What manner of man was he who put this new and fruitful life into the ancient evolutionary idea? How was he equipped for the task by his natural birthright and his early education?

He sprang from two distinguished stocks. His father was a successful doctor in Shrewsbury, wise, sympathetic, and observant, quick to read character and to inspire confidence. Though forming a theory for almost everything which occurred, he had not a scientific mind, and did not try to generalise his knowledge under general laws; man, rather than nature, was his chief study, and his only taste in the direction of natural history was the love of plants in his garden. Indeed, the inherited love of natural history and the scientific turn of mind were more apparent in his brothers, the other sons of the famous Dr. Erasmus Darwin.

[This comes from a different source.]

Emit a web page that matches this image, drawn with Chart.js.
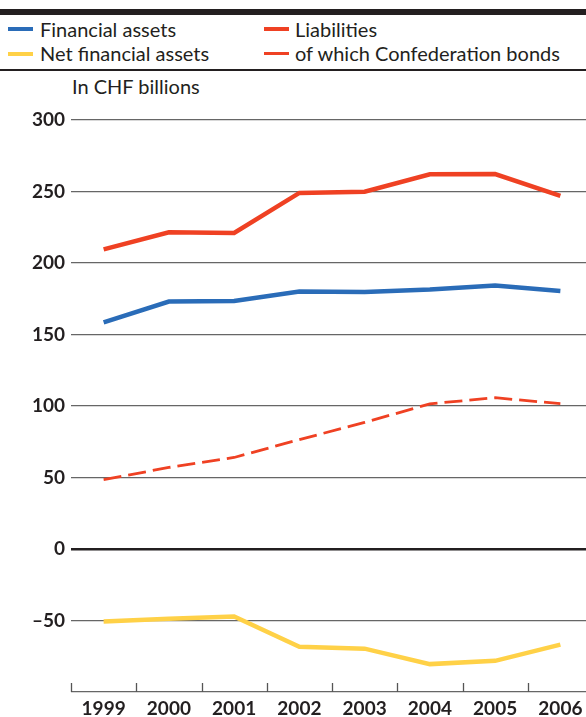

These qualities were revived in Charles Darwin. He shared, too, Erasmus's 'vividness of imagination' which led to 'his overpowering tendency to theorise and generalise,' though in the grandson's case this tendency was kept in check by his determination to test his theories to the utmost.' They had the same benevolence, sympathy, and charm of manner, the same indifference to fame and absence of self-conceit, the same swift anger over inhumanity or injustice; but, instead of Erasmus's love of mechanism and his literary and poetical temperament, Charles displayed a love of exercise and field sports, and a unique modesty and simplicity of character free from any acerbity or severity of temper which may have existed in Erasmus.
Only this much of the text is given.